L’après-midi est déjà bien avancée et donc le vent (de face bien sûr) à son plus fort. Les 40 kilomètres de descente ne sont pas aussi rapides qu’espéré et j’arrive finalement assez tard à San Pedro. Il ne fait plus froid, tout le monde se déplace en VTT ou en voiture de location neuve, l’hôtel où m’attend Elisa est propre et tout est trois fois plus cher que de l’autre côté de la frontière : je suis bien arrivé au Chili, mais je pourrais tout aussi bien être dans le sud ouest des Etats Unis. Nous retrouvons à nouveau Ben, Antoine, Olga, Hervé, Lucie, Thom et Céline. Il y a une heure de décalage entre la Bolivie et le Chili. Les soirées sont longues et les nuits douces. Nous sommes en short et en t-shirt toute la journée. Les vacances commencent.
Initialement, nous avions prévu de ne pas descendre à San Pedro pour ne pas avoir à remonter la côte de 2000m en 40km pour rejoindre le nord-ouest de l’Argentine, qui semble être une région magnifique où désert et puna alternent avec forêts tropicales et vignobles. Mais maintenant que nous avons gouté à la douceur, remonter en altitude, nous infliger à nouveau le vent, les nuits glaciales, les routes de terre défoncées nous attire beaucoup moins… À l’inverse, le sud du Chili, ses forêts et l’océan Pacifique nous appellent. Alors que les autres se motivent pour passer du côté argentin, nous décidons avec Ben de prendre un bus pour Santiago, 40h de route plus au sud, pour avoir le temps de ne pas nous hâter. Nous reviendrons pour explorer la puna un jour, plus tard, peut-être.

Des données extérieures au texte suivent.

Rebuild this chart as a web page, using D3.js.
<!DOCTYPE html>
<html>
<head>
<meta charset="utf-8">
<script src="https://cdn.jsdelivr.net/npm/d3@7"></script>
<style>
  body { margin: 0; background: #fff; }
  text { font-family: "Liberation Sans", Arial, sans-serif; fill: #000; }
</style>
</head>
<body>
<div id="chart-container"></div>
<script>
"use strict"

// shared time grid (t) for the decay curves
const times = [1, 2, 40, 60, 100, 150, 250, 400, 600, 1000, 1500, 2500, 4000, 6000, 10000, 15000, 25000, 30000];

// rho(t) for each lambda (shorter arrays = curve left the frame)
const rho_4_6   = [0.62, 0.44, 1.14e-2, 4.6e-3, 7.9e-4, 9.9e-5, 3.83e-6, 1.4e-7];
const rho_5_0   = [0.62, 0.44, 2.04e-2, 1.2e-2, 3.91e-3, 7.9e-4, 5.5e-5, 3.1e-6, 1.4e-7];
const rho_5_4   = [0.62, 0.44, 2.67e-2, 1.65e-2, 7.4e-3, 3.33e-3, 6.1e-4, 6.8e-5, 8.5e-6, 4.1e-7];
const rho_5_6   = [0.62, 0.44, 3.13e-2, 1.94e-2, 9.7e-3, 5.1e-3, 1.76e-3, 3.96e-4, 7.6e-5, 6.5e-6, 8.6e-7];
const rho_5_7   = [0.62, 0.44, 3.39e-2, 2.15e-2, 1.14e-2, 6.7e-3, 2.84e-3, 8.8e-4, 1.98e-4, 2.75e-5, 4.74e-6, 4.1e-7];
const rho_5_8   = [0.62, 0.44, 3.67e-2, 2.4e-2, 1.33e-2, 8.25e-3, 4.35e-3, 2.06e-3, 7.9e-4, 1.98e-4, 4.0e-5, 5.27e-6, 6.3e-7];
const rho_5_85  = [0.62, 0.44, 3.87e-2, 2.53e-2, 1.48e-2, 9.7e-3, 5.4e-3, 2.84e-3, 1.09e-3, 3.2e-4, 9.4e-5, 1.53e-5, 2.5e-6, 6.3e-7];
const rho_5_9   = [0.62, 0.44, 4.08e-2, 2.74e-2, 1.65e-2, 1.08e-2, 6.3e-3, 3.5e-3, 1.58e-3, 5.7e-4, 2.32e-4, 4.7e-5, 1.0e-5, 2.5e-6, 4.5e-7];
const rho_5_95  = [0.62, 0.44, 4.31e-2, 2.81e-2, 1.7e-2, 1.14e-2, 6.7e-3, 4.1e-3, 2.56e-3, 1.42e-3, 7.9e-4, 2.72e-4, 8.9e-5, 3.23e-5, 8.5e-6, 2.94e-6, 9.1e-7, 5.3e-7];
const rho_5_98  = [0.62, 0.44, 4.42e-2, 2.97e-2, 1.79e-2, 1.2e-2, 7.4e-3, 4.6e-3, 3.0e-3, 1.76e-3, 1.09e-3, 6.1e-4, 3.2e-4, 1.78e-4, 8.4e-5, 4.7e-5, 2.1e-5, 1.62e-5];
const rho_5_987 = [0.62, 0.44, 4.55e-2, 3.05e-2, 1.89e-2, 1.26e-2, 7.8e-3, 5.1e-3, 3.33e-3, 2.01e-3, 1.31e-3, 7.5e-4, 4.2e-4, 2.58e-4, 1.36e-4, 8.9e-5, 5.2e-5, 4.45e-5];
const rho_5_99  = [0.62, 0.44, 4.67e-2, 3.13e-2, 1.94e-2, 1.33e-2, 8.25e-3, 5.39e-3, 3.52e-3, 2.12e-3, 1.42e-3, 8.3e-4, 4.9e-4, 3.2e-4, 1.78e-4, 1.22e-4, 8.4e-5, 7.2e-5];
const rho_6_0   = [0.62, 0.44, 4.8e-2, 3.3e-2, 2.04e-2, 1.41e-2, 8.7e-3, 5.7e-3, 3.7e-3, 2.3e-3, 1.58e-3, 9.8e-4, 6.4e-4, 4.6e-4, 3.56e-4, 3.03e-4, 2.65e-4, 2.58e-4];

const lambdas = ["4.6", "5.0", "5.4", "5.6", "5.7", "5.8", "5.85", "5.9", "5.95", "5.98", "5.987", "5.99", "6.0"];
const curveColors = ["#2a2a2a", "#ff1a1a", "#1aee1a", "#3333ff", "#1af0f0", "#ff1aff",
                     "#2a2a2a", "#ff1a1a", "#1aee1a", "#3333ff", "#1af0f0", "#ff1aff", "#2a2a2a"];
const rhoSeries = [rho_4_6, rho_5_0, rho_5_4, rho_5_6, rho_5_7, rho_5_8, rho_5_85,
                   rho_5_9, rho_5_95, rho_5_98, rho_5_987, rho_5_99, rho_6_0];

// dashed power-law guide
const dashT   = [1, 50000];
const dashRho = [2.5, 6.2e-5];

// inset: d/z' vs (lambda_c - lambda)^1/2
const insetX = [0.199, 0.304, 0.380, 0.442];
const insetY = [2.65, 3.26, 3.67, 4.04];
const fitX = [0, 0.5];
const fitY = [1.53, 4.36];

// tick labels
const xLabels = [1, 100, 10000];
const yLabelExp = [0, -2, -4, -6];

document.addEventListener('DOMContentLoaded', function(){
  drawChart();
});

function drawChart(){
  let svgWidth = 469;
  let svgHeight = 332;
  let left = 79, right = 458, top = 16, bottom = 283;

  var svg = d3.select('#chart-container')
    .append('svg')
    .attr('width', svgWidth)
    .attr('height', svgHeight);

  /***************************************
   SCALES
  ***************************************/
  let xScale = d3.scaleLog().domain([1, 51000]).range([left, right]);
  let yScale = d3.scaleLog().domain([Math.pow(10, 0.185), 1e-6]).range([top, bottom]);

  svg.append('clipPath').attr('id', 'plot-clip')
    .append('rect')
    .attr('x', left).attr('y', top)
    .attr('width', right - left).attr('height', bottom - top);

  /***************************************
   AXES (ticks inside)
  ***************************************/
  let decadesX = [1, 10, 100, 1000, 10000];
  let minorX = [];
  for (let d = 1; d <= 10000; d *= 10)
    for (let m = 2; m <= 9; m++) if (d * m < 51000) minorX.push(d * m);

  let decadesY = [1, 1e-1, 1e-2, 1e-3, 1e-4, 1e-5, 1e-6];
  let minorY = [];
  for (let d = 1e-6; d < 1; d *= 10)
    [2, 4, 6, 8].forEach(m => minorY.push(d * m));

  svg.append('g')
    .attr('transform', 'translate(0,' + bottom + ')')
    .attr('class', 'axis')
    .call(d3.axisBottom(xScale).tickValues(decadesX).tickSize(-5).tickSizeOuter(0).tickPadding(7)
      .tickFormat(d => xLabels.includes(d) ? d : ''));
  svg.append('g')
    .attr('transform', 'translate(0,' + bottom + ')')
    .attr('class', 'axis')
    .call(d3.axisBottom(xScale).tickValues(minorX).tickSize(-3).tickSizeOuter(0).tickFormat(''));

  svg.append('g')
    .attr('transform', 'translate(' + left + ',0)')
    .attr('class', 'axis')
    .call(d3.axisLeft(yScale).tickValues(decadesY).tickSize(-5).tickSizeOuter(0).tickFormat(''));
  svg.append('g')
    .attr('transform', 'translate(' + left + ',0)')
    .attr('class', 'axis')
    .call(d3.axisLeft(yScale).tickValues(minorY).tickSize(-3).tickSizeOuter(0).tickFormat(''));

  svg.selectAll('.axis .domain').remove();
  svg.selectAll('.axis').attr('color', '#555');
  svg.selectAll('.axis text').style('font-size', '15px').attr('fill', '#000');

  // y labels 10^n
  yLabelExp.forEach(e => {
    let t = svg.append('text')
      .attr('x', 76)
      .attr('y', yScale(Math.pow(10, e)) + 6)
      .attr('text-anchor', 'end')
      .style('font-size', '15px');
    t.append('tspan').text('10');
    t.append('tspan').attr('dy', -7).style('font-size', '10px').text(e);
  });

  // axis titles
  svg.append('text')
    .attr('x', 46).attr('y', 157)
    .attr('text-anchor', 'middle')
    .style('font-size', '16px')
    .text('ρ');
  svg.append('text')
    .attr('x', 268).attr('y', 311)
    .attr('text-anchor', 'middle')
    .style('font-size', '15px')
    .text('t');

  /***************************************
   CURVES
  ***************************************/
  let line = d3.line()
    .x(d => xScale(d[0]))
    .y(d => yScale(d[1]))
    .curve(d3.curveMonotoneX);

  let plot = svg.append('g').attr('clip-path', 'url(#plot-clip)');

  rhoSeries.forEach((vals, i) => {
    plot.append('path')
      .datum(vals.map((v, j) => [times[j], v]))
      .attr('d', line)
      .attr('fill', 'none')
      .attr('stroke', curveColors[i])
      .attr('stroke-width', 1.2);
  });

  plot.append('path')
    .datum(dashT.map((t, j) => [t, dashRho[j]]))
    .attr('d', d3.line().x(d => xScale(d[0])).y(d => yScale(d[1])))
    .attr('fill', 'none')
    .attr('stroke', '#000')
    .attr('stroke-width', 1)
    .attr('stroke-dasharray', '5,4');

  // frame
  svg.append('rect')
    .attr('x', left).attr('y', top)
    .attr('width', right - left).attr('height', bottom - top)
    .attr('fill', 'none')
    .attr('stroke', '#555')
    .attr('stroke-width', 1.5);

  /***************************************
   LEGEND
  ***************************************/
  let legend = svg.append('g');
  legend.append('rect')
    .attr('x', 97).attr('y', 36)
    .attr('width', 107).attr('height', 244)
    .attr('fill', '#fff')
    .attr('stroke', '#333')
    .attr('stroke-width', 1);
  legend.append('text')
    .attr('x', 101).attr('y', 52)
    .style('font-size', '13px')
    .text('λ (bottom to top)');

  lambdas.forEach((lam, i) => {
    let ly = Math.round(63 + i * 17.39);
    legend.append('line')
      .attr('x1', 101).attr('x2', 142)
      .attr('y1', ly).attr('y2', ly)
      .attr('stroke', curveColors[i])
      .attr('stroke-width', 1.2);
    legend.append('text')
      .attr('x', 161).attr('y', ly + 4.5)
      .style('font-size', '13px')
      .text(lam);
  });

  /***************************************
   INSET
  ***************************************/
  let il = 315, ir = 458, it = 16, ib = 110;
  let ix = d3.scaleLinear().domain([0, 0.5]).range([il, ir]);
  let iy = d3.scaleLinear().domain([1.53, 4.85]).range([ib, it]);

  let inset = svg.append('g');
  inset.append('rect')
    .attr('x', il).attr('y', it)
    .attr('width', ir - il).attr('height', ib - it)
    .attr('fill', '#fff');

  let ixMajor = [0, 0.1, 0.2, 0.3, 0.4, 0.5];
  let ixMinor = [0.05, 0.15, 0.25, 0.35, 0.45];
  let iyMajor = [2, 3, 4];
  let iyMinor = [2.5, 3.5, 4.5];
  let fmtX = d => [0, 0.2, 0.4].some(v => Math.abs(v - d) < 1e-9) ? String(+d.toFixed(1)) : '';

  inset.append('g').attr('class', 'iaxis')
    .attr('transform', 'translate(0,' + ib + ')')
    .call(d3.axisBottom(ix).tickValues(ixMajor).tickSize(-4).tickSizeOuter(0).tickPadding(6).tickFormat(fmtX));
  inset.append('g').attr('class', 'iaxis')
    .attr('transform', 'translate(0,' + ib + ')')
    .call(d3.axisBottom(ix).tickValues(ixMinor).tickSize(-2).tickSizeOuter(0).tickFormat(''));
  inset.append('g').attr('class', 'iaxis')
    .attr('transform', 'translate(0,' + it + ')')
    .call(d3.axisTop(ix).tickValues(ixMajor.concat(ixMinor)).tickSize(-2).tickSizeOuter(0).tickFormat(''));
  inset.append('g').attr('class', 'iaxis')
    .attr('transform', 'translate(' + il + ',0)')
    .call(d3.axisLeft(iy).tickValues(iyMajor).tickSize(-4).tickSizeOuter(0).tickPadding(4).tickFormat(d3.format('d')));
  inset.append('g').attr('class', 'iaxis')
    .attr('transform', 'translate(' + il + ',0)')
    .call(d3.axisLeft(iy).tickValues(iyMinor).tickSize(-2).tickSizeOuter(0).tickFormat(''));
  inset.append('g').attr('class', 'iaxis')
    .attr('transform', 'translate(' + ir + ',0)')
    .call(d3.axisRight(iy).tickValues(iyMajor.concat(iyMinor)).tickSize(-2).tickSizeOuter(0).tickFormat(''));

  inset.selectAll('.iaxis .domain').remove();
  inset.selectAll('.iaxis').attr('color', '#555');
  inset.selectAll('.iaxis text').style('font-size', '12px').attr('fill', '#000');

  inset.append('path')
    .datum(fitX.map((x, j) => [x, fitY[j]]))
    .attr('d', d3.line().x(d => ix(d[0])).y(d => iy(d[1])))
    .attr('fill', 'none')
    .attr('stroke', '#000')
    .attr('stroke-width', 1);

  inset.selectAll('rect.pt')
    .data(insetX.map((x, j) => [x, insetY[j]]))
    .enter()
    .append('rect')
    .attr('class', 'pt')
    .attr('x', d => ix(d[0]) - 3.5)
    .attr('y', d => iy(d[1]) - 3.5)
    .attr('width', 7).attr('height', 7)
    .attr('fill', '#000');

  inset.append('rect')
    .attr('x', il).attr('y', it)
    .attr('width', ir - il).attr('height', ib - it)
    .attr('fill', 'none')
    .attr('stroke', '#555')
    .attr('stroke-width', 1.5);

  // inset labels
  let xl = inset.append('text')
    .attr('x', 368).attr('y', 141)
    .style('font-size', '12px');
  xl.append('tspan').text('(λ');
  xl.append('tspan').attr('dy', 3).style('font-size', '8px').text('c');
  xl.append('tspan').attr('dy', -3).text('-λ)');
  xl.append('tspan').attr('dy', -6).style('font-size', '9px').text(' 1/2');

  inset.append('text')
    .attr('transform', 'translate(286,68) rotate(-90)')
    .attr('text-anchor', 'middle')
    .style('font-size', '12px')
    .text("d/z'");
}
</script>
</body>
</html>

La route des Lagunes est probablement l’expérience la plus rude et intense que j’ai eu l’occasion de vivre à vélo. Je n’aime pas utiliser le mot « hostile » pour qualifier un environnement, car ce mot implique une volonté de nuisance, l’expression d’une aggressivité. Un environnement n’est jamais hostile, c’est juste nous qui n’y sommes pas adaptés. Pourtant sur cette route (ainsi que dans certains endroits au Pérou et à nouveau plus tard en Patagonie), j’ai vraiment senti plus intensément que jamais la puissance du milieu, la force des éléments et le véritable combat qu’implique la vie humaine ici.